Once the pictures are set aside, transcribe the remaining data exactly.
-- begin Stored rows --
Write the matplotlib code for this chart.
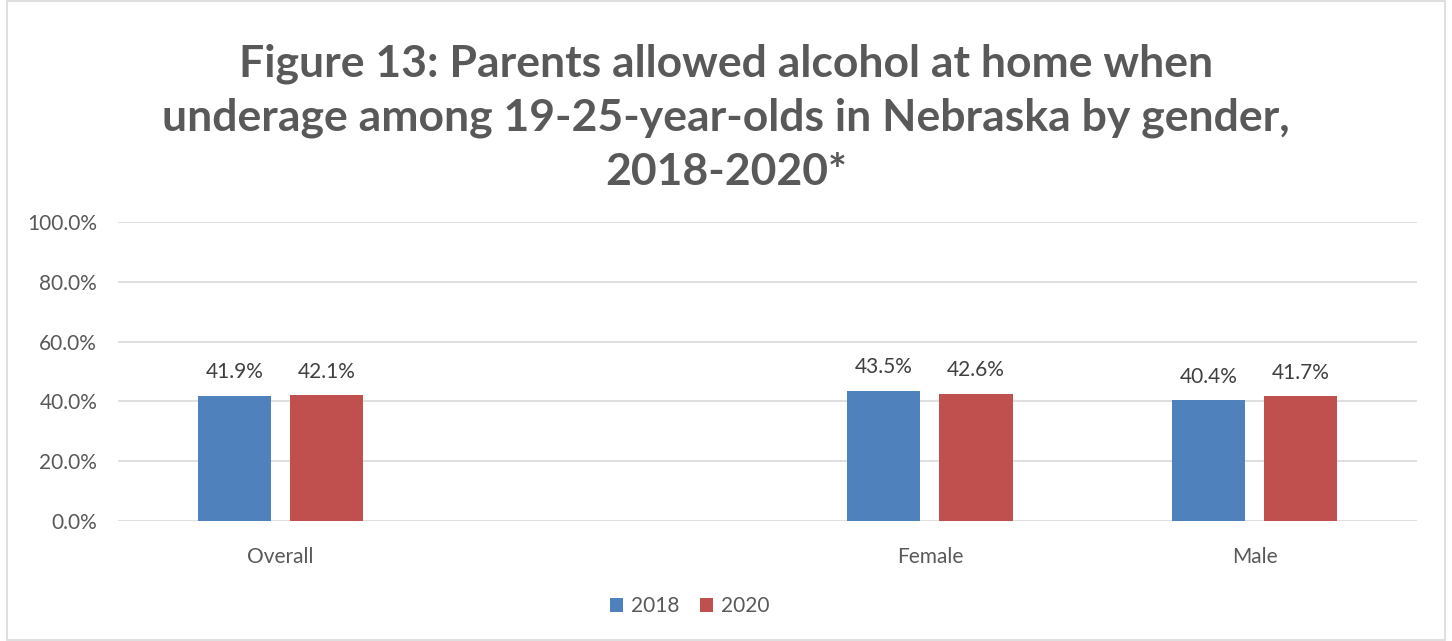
import matplotlib
matplotlib.use("Agg")
import matplotlib.pyplot as plt
import numpy as np
from matplotlib.patches import Rectangle

categories = ["Overall", "", "Female", "Male"]
series_names = ["2018", "2020"]
values_2018 = [41.9, np.nan, 43.5, 40.4]
values_2020 = [42.1, np.nan, 42.6, 41.7]
yticks = [0, 20, 40, 60, 80, 100]
colors = ["#4F81BD", "#C0504D"]
title = "Figure 13: Parents allowed alcohol at home when\nunderage among 19-25-year-olds in Nebraska by gender,\n2018-2020*"

plt.rcParams['font.family'] = ['Lato', 'DejaVu Sans']
fig = plt.figure(figsize=(14.52, 6.41), dpi=100)
fig.patches.append(Rectangle((0.005, 0.002), 0.99, 0.996, transform=fig.transFigure,
                             fill=False, edgecolor="#D9D9D9", linewidth=1.2))
ax = fig.add_axes([0.0813, 0.1872, 0.8946, 0.4665])

x = np.arange(len(categories))
w = 0.225
off = 0.142
for vals, c, o, name in [(values_2018, colors[0], -off, series_names[0]),
                         (values_2020, colors[1], off, series_names[1])]:
    ax.bar(x + o, vals, width=w, color=c, label=name, zorder=3)
    for xi, v in zip(x, vals):
        if not np.isnan(v):
            ax.text(xi + o, v + 4.5, f"{v:.1f}%", ha="center", va="bottom",
                    fontsize=15, color="#404040")

ax.set_xlim(-0.5, 3.5)
ax.set_ylim(0, 100)
ax.set_yticks(yticks)
ax.set_yticklabels([f"{t:.1f}%" for t in yticks], fontsize=15, color="#595959")
ax.set_xticks(x)
ax.set_xticklabels(categories, fontsize=15, color="#595959")
ax.tick_params(axis="x", length=0, pad=19)
ax.tick_params(axis="y", length=0, pad=15)
ax.grid(axis="y", color="#D9D9D9", linewidth=1.2, zorder=0)
for s in ax.spines.values():
    s.set_visible(False)

fig.text(0.5, 1 - 118 / 641, title, ha="center", va="center", fontsize=32,
         fontweight="bold", color="#595959", linespacing=1.42)

fig.legend(loc="center", bbox_to_anchor=(0.475, 0.054), ncol=2, frameon=False,
           fontsize=15, handlelength=0.6, handleheight=0.6, columnspacing=1.0,
           handletextpad=0.4, labelcolor="#595959")

fig.savefig("out.png", dpi=100)
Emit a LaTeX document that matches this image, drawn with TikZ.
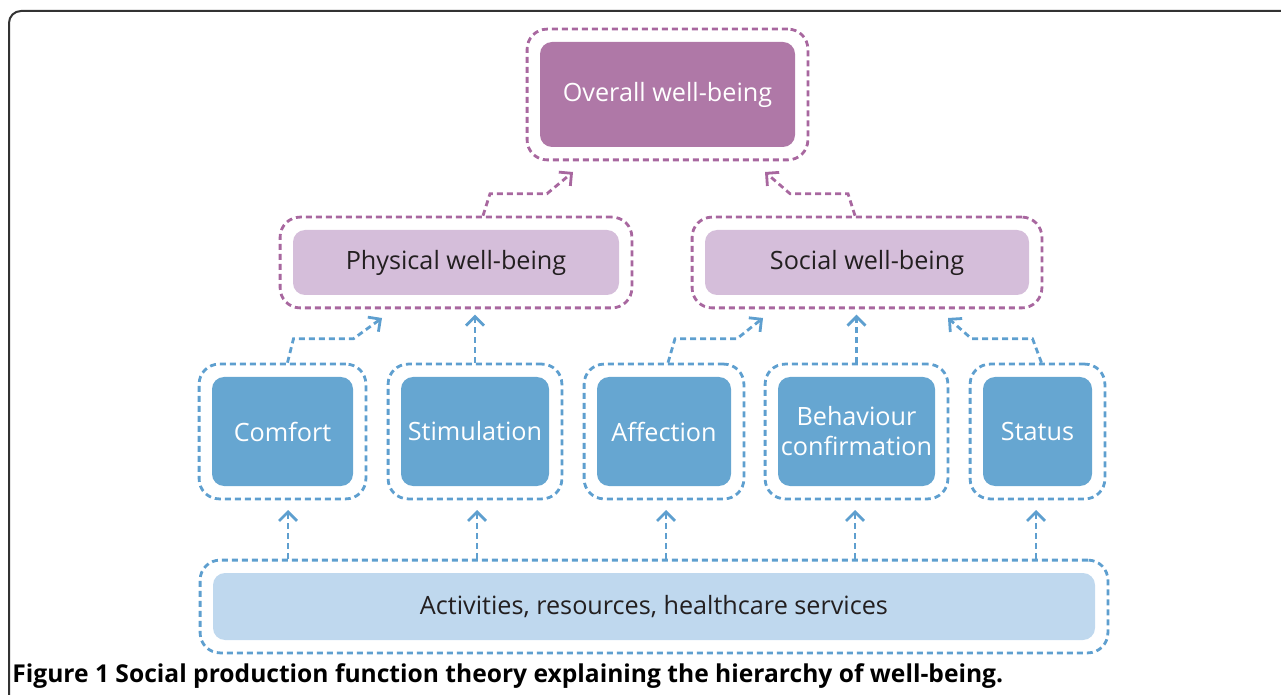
\documentclass[tikz,border=0pt]{standalone}
\usepackage{fontspec}
\setmainfont{Open Sans}
\usetikzlibrary{arrows.meta,fit}

\definecolor{plumdark}{HTML}{AF78A7}
\definecolor{plumlight}{HTML}{D5BEDA}
\definecolor{plumline}{HTML}{A8679F}
\definecolor{bluedark}{HTML}{66A6D1}
\definecolor{bluelight}{HTML}{BFD8EE}
\definecolor{blueline}{HTML}{5E9FCF}
\definecolor{inkdark}{HTML}{231F20}

\tikzset{
  box/.style={rounded corners=6pt,inner sep=0pt,align=center,font=\fontsize{12.6}{15}\selectfont},
  darkbox/.style={box,fill=#1,text=white},
  lightbox/.style={box,fill=#1,text=inkdark},
  frame/.style={draw=#1,line width=1.4pt,dash pattern=on 3pt off 2pt,rounded corners=10pt,inner sep=6.25pt},
  plink/.style={draw=plumline,line width=1.4pt,dash pattern=on 3pt off 2pt,-{Straight Barb[length=4.5pt,width=9pt]}},
  blink/.style={draw=blueline,line width=1.4pt,dash pattern=on 3pt off 2pt,-{Straight Barb[length=4.5pt,width=9pt]}}
}

\begin{document}
\begin{tikzpicture}[x=0.5pt,y=-0.5pt]
  \useasboundingbox (0,0) rectangle (1281,695);
  \draw[line width=1pt,draw=black!80,rounded corners=6pt] (9,760) -- (9,11) -- (1340,11);

  %% top
  \node[darkbox=plumdark,minimum width=127.5pt,minimum height=52.5pt] (overall) at (667.5,94.5) {Overall well-being};
  \node[frame=plumline,fit=(overall)] (overallF) {};

  %% middle
  \node[lightbox=plumlight,minimum width=163pt,minimum height=32.5pt] (phys) at (456,262.5) {Physical well-being};
  \node[lightbox=plumlight,minimum width=162pt,minimum height=32.5pt] (soc) at (867,262.5) {Social well-being};
  \node[frame=plumline,fit=(phys)] (physF) {};
  \node[frame=plumline,fit=(soc)] (socF) {};

  %% needs
  \node[darkbox=bluedark,minimum width=70.5pt,minimum height=54.5pt] (comfort) at (282.5,431.5) {Comfort};
  \node[darkbox=bluedark,minimum width=74pt,minimum height=54.5pt] (stim) at (475,431.5) {Stimulation};
  \node[darkbox=bluedark,minimum width=67pt,minimum height=54.5pt] (affect) at (664,431.5) {Affection};
  \node[darkbox=bluedark,minimum width=78.5pt,minimum height=54.5pt] (behav) at (856.5,431.5) {Behaviour\\confirmation};
  \node[darkbox=bluedark,minimum width=54.5pt,minimum height=54.5pt] (status) at (1037.5,431.5) {Status};
  \foreach \n in {comfort,stim,affect,behav,status}
    \node[frame=blueline,fit=(\n)] (\n F) {};

  %% bottom
  \node[lightbox=bluelight,minimum width=441pt,minimum height=33.5pt] (act) at (654,606.5) {Activities, resources, healthcare services};
  \node[frame=blueline,fit=(act)] (actF) {};

  %% arrow tips
  \coordinate (tOL) at (573,172);
  \coordinate (tOR) at (765,172);
  \coordinate (tPL) at (382,318);
  \coordinate (tSL) at (763,318);
  \coordinate (tSR) at (948,318);

  %% links up to overall
  \draw[plink] ([shift={(27,0)}]physF.north) -- ++(7,-22) -- ++(57,0) -- (tOL);
  \draw[plink] ([shift={(-12,0)}]socF.north) -- ++(-7,-22) -- ++(-58,0) -- (tOR);

  %% links up to physical / social
  \draw[blink] ([shift={(5,0)}]comfortF.north) -- ++(6,-24) -- ++(60,0) -- (tPL);
  \draw[blink] (stimF.north) -- ++(0,-48);
  \draw[blink] ([shift={(4,0)}]affectF.north) -- ++(7,-24) -- ++(62,0) -- (tSL);
  \draw[blink] (behavF.north) -- ++(0,-48);
  \draw[blink] ([shift={(4,0)}]statusF.north) -- ++(-9,-24) -- ++(-61,0) -- (tSR);

  %% links from activities
  \foreach \n/\x in {comfort/288,stim/477,affect/666,behav/855,status/1036}
    \draw[blink] (actF.north -| \x,0) -- (\x,510);

  %% caption
  \node[anchor=west,inner sep=0pt,text=black,font=\bfseries\fontsize{12.3}{14}\selectfont] (cap) at (12,676)
    {Figure 1 Social production function theory explaining the hierarchy of well-being.};
\end{tikzpicture}
\end{document}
-- end Stored rows --
Solution to the exercise »
Write the matplotlib code for this chart.
import matplotlib
matplotlib.use("Agg")
import matplotlib.pyplot as plt
import numpy as np
from matplotlib.patches import Rectangle

categories = ["Overall", "", "Female", "Male"]
series_names = ["2018", "2020"]
values_2018 = [41.9, np.nan, 43.5, 40.4]
values_2020 = [42.1, np.nan, 42.6, 41.7]
yticks = [0, 20, 40, 60, 80, 100]
colors = ["#4F81BD", "#C0504D"]
title = "Figure 13: Parents allowed alcohol at home when\nunderage among 19-25-year-olds in Nebraska by gender,\n2018-2020*"

plt.rcParams['font.family'] = ['Lato', 'DejaVu Sans']
fig = plt.figure(figsize=(14.52, 6.41), dpi=100)
fig.patches.append(Rectangle((0.005, 0.002), 0.99, 0.996, transform=fig.transFigure,
                             fill=False, edgecolor="#D9D9D9", linewidth=1.2))
ax = fig.add_axes([0.0813, 0.1872, 0.8946, 0.4665])

x = np.arange(len(categories))
w = 0.225
off = 0.142
for vals, c, o, name in [(values_2018, colors[0], -off, series_names[0]),
                         (values_2020, colors[1], off, series_names[1])]:
    ax.bar(x + o, vals, width=w, color=c, label=name, zorder=3)
    for xi, v in zip(x, vals):
        if not np.isnan(v):
            ax.text(xi + o, v + 4.5, f"{v:.1f}%", ha="center", va="bottom",
                    fontsize=15, color="#404040")

ax.set_xlim(-0.5, 3.5)
ax.set_ylim(0, 100)
ax.set_yticks(yticks)
ax.set_yticklabels([f"{t:.1f}%" for t in yticks], fontsize=15, color="#595959")
ax.set_xticks(x)
ax.set_xticklabels(categories, fontsize=15, color="#595959")
ax.tick_params(axis="x", length=0, pad=19)
ax.tick_params(axis="y", length=0, pad=15)
ax.grid(axis="y", color="#D9D9D9", linewidth=1.2, zorder=0)
for s in ax.spines.values():
    s.set_visible(False)

fig.text(0.5, 1 - 118 / 641, title, ha="center", va="center", fontsize=32,
         fontweight="bold", color="#595959", linespacing=1.42)

fig.legend(loc="center", bbox_to_anchor=(0.475, 0.054), ncol=2, frameon=False,
           fontsize=15, handlelength=0.6, handleheight=0.6, columnspacing=1.0,
           handletextpad=0.4, labelcolor="#595959")

fig.savefig("out.png", dpi=100)
Emit a LaTeX document that matches this image, drawn with TikZ.
\documentclass[tikz,border=0pt]{standalone}
\usepackage{fontspec}
\setmainfont{Open Sans}
\usetikzlibrary{arrows.meta,fit}

\definecolor{plumdark}{HTML}{AF78A7}
\definecolor{plumlight}{HTML}{D5BEDA}
\definecolor{plumline}{HTML}{A8679F}
\definecolor{bluedark}{HTML}{66A6D1}
\definecolor{bluelight}{HTML}{BFD8EE}
\definecolor{blueline}{HTML}{5E9FCF}
\definecolor{inkdark}{HTML}{231F20}

\tikzset{
  box/.style={rounded corners=6pt,inner sep=0pt,align=center,font=\fontsize{12.6}{15}\selectfont},
  darkbox/.style={box,fill=#1,text=white},
  lightbox/.style={box,fill=#1,text=inkdark},
  frame/.style={draw=#1,line width=1.4pt,dash pattern=on 3pt off 2pt,rounded corners=10pt,inner sep=6.25pt},
  plink/.style={draw=plumline,line width=1.4pt,dash pattern=on 3pt off 2pt,-{Straight Barb[length=4.5pt,width=9pt]}},
  blink/.style={draw=blueline,line width=1.4pt,dash pattern=on 3pt off 2pt,-{Straight Barb[length=4.5pt,width=9pt]}}
}

\begin{document}
\begin{tikzpicture}[x=0.5pt,y=-0.5pt]
  \useasboundingbox (0,0) rectangle (1281,695);
  \draw[line width=1pt,draw=black!80,rounded corners=6pt] (9,760) -- (9,11) -- (1340,11);

  %% top
  \node[darkbox=plumdark,minimum width=127.5pt,minimum height=52.5pt] (overall) at (667.5,94.5) {Overall well-being};
  \node[frame=plumline,fit=(overall)] (overallF) {};

  %% middle
  \node[lightbox=plumlight,minimum width=163pt,minimum height=32.5pt] (phys) at (456,262.5) {Physical well-being};
  \node[lightbox=plumlight,minimum width=162pt,minimum height=32.5pt] (soc) at (867,262.5) {Social well-being};
  \node[frame=plumline,fit=(phys)] (physF) {};
  \node[frame=plumline,fit=(soc)] (socF) {};

  %% needs
  \node[darkbox=bluedark,minimum width=70.5pt,minimum height=54.5pt] (comfort) at (282.5,431.5) {Comfort};
  \node[darkbox=bluedark,minimum width=74pt,minimum height=54.5pt] (stim) at (475,431.5) {Stimulation};
  \node[darkbox=bluedark,minimum width=67pt,minimum height=54.5pt] (affect) at (664,431.5) {Affection};
  \node[darkbox=bluedark,minimum width=78.5pt,minimum height=54.5pt] (behav) at (856.5,431.5) {Behaviour\\confirmation};
  \node[darkbox=bluedark,minimum width=54.5pt,minimum height=54.5pt] (status) at (1037.5,431.5) {Status};
  \foreach \n in {comfort,stim,affect,behav,status}
    \node[frame=blueline,fit=(\n)] (\n F) {};

  %% bottom
  \node[lightbox=bluelight,minimum width=441pt,minimum height=33.5pt] (act) at (654,606.5) {Activities, resources, healthcare services};
  \node[frame=blueline,fit=(act)] (actF) {};

  %% arrow tips
  \coordinate (tOL) at (573,172);
  \coordinate (tOR) at (765,172);
  \coordinate (tPL) at (382,318);
  \coordinate (tSL) at (763,318);
  \coordinate (tSR) at (948,318);

  %% links up to overall
  \draw[plink] ([shift={(27,0)}]physF.north) -- ++(7,-22) -- ++(57,0) -- (tOL);
  \draw[plink] ([shift={(-12,0)}]socF.north) -- ++(-7,-22) -- ++(-58,0) -- (tOR);

  %% links up to physical / social
  \draw[blink] ([shift={(5,0)}]comfortF.north) -- ++(6,-24) -- ++(60,0) -- (tPL);
  \draw[blink] (stimF.north) -- ++(0,-48);
  \draw[blink] ([shift={(4,0)}]affectF.north) -- ++(7,-24) -- ++(62,0) -- (tSL);
  \draw[blink] (behavF.north) -- ++(0,-48);
  \draw[blink] ([shift={(4,0)}]statusF.north) -- ++(-9,-24) -- ++(-61,0) -- (tSR);

  %% links from activities
  \foreach \n/\x in {comfort/288,stim/477,affect/666,behav/855,status/1036}
    \draw[blink] (actF.north -| \x,0) -- (\x,510);

  %% caption
  \node[anchor=west,inner sep=0pt,text=black,font=\bfseries\fontsize{12.3}{14}\selectfont] (cap) at (12,676)
    {Figure 1 Social production function theory explaining the hierarchy of well-being.};
\end{tikzpicture}
\end{document}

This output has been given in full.